NBA Free Agency Begins With Teams Spending Big Money, Largely To Keep Players

NBA free agency kicked off Wednesday with "plenty of lucrative deals without much player movement," and teams spent "freely as the league waded into a new era of inflated payrolls," according to Scott Cacciola of the N.Y. TIMES. The Cavaliers re-signed F Kevin Love to a five-year deal worth around $110M, while also keeping F Tristan Thompson and G Iman Shumpert. Among the other big deals agreed upon, the Bulls kept G Jimmy Butler with a five-year deal worth $95M, while a league official indicated that the Nets re-upped with two players -- C Brook Lopez "will receive $60 million over three years," while F Thaddeus Young "will get $50 million over four years." Pelicans F Anthony Davis, who was not a free agent, "agreed to a five-year extension" worth about $145M. Cacciola notes there "had been speculation that many players would opt for shorter contracts to take advantage of an influx of revenue next summer from the league's new television deal," but that was not the case (N.Y. TIMES, 7/2). CBSSPORTS.com's Matt Moore wrote the first day of free agency "was crazy," as one estimate had teams spending as much as $1B on Wednesday.

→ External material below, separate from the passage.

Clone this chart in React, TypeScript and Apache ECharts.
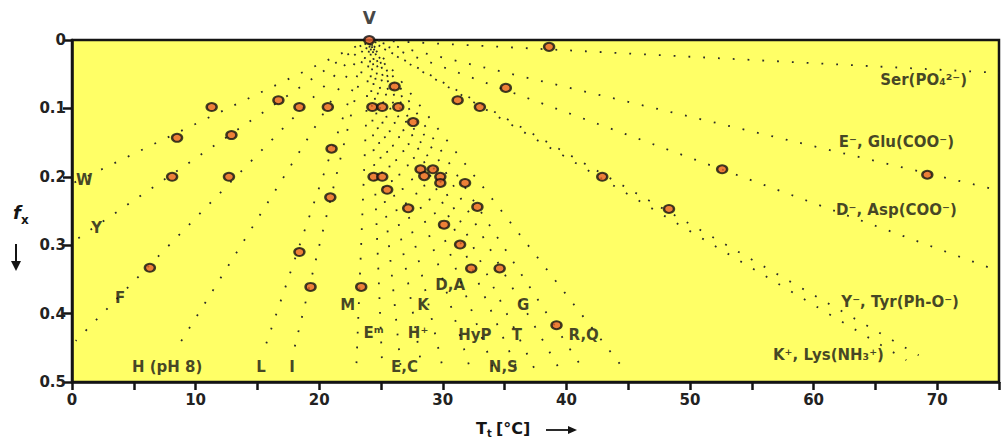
import React, { useEffect, useRef } from "react";
import * as echarts from "echarts";

const FONT = "DejaVu Sans";
const INK = "#141414";

// x axis ticks (labels only on multiples of 10)
const xTickStep = 5;
const xMax = 75;
const yMax = 0.5;
const yTickStep = 0.1;

// origin of the fan of dotted lines (V)
const originX = 24.05;
const originY = 0;

// dotted lines: end points (each line runs from V to its end)
const lineEndX = [
  0, 0, 0.3, 8.5, 15.6, 18.0,
  23.0, 25.1, 26.6, 28.3, 30.0, 32.2, 34.1, 36.0, 37.4, 39.4, 41.3, 44.6,
  67.5, 68.5, 75, 75, 75,
];
const lineEndY = [
  0.21, 0.296, 0.44, 0.45, 0.45, 0.45,
  0.48, 0.48, 0.48, 0.48, 0.48, 0.48, 0.48, 0.48, 0.48, 0.48, 0.48, 0.48,
  0.468, 0.461, 0.338, 0.22, 0.048,
];

// measured points (red markers)
const markerX = [
  11.3, 8.5, 8.1, 12.7, 12.9, 16.7, 18.4, 20.7, 21.0, 20.9, 18.4, 19.3, 6.3,
  26.1, 24.3, 25.1, 26.4, 27.6, 31.2, 33.0, 28.2, 29.2, 28.5, 29.8, 29.8, 31.8,
  24.4, 25.1, 25.5, 32.8, 27.2, 30.1, 31.4, 32.3, 34.6, 23.4, 39.2,
  38.6, 35.1, 42.9, 48.3, 52.6, 69.2,
];
const markerY = [
  0.098, 0.143, 0.2, 0.2, 0.139, 0.088, 0.098, 0.098, 0.159, 0.23, 0.31, 0.361, 0.333,
  0.068, 0.098, 0.098, 0.098, 0.12, 0.088, 0.098, 0.189, 0.189, 0.199, 0.2, 0.209, 0.209,
  0.2, 0.2, 0.219, 0.244, 0.246, 0.27, 0.299, 0.334, 0.334, 0.361, 0.417,
  0.01, 0.07, 0.2, 0.247, 0.189, 0.197,
];

// residue labels
const labelText = [
  "W", "Y", "F", "H (pH 8)", "L", "I", "M", "Eᵐ", "K", "H⁺", "E,C", "D,A",
  "HyP", "T", "N,S", "G", "R,Q",
  "Ser(PO₄²⁻)", "E⁻, Glu(COO⁻)", "D⁻, Asp(COO⁻)", "Y⁻, Tyr(Ph-O⁻)", "K⁺, Lys(NH₃⁺)",
];
const labelX = [
  1.0, 2.0, 3.9, 7.7, 15.3, 17.8, 22.3, 24.4, 28.4, 28.0, 26.9, 30.6,
  32.6, 36.0, 34.9, 36.5, 41.4,
  68.9, 66.7, 66.7, 67.0, 61.2,
];
const labelY = [
  0.205, 0.275, 0.377, 0.478, 0.478, 0.478, 0.387, 0.428, 0.387, 0.428, 0.478, 0.358,
  0.431, 0.431, 0.478, 0.387, 0.431,
  0.058, 0.149, 0.248, 0.383, 0.46,
];

export default function App() {
  const ref = useRef<HTMLDivElement>(null);

  useEffect(() => {
    document.body.style.margin = "0";
    if (!ref.current) return;
    const chart = echarts.init(ref.current, null, { renderer: "svg" });

    const lineSeries = lineEndX.map((ex, i) => ({
      type: "line",
      data: [
        [originX, originY],
        [ex, lineEndY[i]],
      ],
      symbol: "none",
      silent: true,
      z: 2,
      lineStyle: {
        color: "#2a2a2a",
        width: 1.8,
        type: [1.8, 13],
        dashOffset: (i * 5) % 13,
        cap: "butt",
      },
    }));

    const markerStyle = { color: "#e8602c", borderColor: "#111", borderWidth: 2.2 };

    const option: any = {
      animation: false,
      textStyle: { fontFamily: FONT },
      grid: {
        left: 72,
        top: 40,
        right: -5,
        bottom: 60,
        show: true,
        backgroundColor: "#ffff66",
        borderColor: INK,
        borderWidth: 2.5,
      },
      xAxis: {
        type: "value",
        min: 0,
        max: xMax,
        interval: xTickStep,
        axisLine: { show: true, onZero: false, lineStyle: { color: INK, width: 2.5 } },
        axisTick: { show: true, length: 8, lineStyle: { color: INK, width: 2.5 } },
        axisLabel: {
          formatter: (v: number) => (v % 10 === 0 ? String(v) : ""),
          fontSize: 15,
          fontWeight: "bold",
          color: "#222",
          fontFamily: FONT,
          margin: 10,
        },
        splitLine: { show: false },
      },
      yAxis: {
        type: "value",
        inverse: true,
        min: 0,
        max: yMax,
        interval: yTickStep,
        axisLine: { show: true, onZero: false, lineStyle: { color: INK, width: 2.5 } },
        axisTick: { show: true, length: 9, lineStyle: { color: INK, width: 2.5 } },
        axisLabel: {
          formatter: (v: number) => (v === 0 ? "0" : v.toFixed(1)),
          fontSize: 15,
          fontWeight: "bold",
          color: "#222",
          fontFamily: FONT,
          margin: 6,
        },
        splitLine: { show: false },
      },
      graphic: [
        { type: "text", left: 13, top: 203, style: { text: "f", fontSize: 18, fontStyle: "italic", fontWeight: "bold", fontFamily: FONT, fill: INK } },
        { type: "text", left: 21, top: 214, style: { text: "x", fontSize: 12, fontWeight: "bold", fontFamily: FONT, fill: INK } },
        { type: "line", shape: { x1: 16, y1: 244, x2: 16, y2: 266 }, style: { stroke: INK, lineWidth: 2 } },
        { type: "polygon", shape: { points: [[11, 261], [21, 261], [16, 271]] }, style: { fill: INK } },
        { type: "text", left: 476, top: 420, style: { text: "T", fontSize: 16, fontWeight: "bold", fontFamily: FONT, fill: INK } },
        { type: "text", left: 487, top: 428, style: { text: "t", fontSize: 10, fontWeight: "bold", fontFamily: FONT, fill: INK } },
        { type: "text", left: 496, top: 420, style: { text: "[°C]", fontSize: 16, fontWeight: "bold", fontFamily: FONT, fill: INK } },
        { type: "line", shape: { x1: 546, y1: 430, x2: 570, y2: 430 }, style: { stroke: INK, lineWidth: 1.8 } },
        { type: "polygon", shape: { points: [[568, 426], [568, 434], [577, 430]] }, style: { fill: INK } },
      ],
      series: [
        ...lineSeries,
        {
          type: "scatter",
          data: markerX.map((x, i) => [x, markerY[i]]),
          symbol: "circle",
          symbolSize: [10, 8],
          silent: true,
          z: 5,
          itemStyle: markerStyle,
        },
        {
          type: "scatter",
          data: [{ value: [originX, originY], name: "V" }],
          symbol: "circle",
          symbolSize: [10, 8],
          silent: true,
          z: 6,
          clip: false,
          itemStyle: markerStyle,
          label: {
            show: true,
            position: "top",
            distance: 9,
            formatter: "{b}",
            fontSize: 17,
            fontWeight: "bold",
            fontFamily: FONT,
            color: INK,
          },
        },
        {
          type: "scatter",
          data: labelText.map((t, i) => ({ value: [labelX[i], labelY[i]], name: t })),
          symbolSize: 1,
          silent: true,
          z: 7,
          itemStyle: { color: "transparent" },
          label: {
            show: true,
            position: "inside",
            formatter: "{b}",
            fontSize: 15,
            fontWeight: "bold",
            fontFamily: FONT,
            color: INK,
          },
        },
      ],
    };

    chart.setOption(option);
    return () => chart.dispose();
  }, []);

  return <div ref={ref} style={{ width: 1002, height: 442 }} />;
}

It was a "wild day with deals, a trade and big, big money handed out hourly" (CBSSPORTS.com, 7/1).  GRANTLAND's Zach Lowe wrote the NBA has "never, ever seen a day" like Wednesday, with "so many transactions at all salary levels packed into a single 24-hour window." Most players "gravitated toward guaranteed cash over higher risk-reward choices." There will be some "brave souls who gamble on getting back into the free-agency bonanza for 2016 and 2017, but the player pool in those years may not end up quite as deep as everyone anticipated." Lowe: "It is really, really hard to turn down enormous sums of guaranteed money when they are thrust directly under your nose" (GRANTLAND.com, 7/1).

OWNERS SITTING PRETTY: CSNBAYAREA.com's Ray Ratto wrote with the salary cap "tearing the metaphorical envelope into tiny shreds not just this year but for each of the next two afterward, the owners and ... general managers have been hurling money at free agents and potential free agents as though the meteor that destroys the earth has been rented for the weekend." It is days like Wednesday, when "second-tier players ... break the seal on the new spending fury, that you realize just how well the owners have it" (CSNBAYAREA.com, 7/1).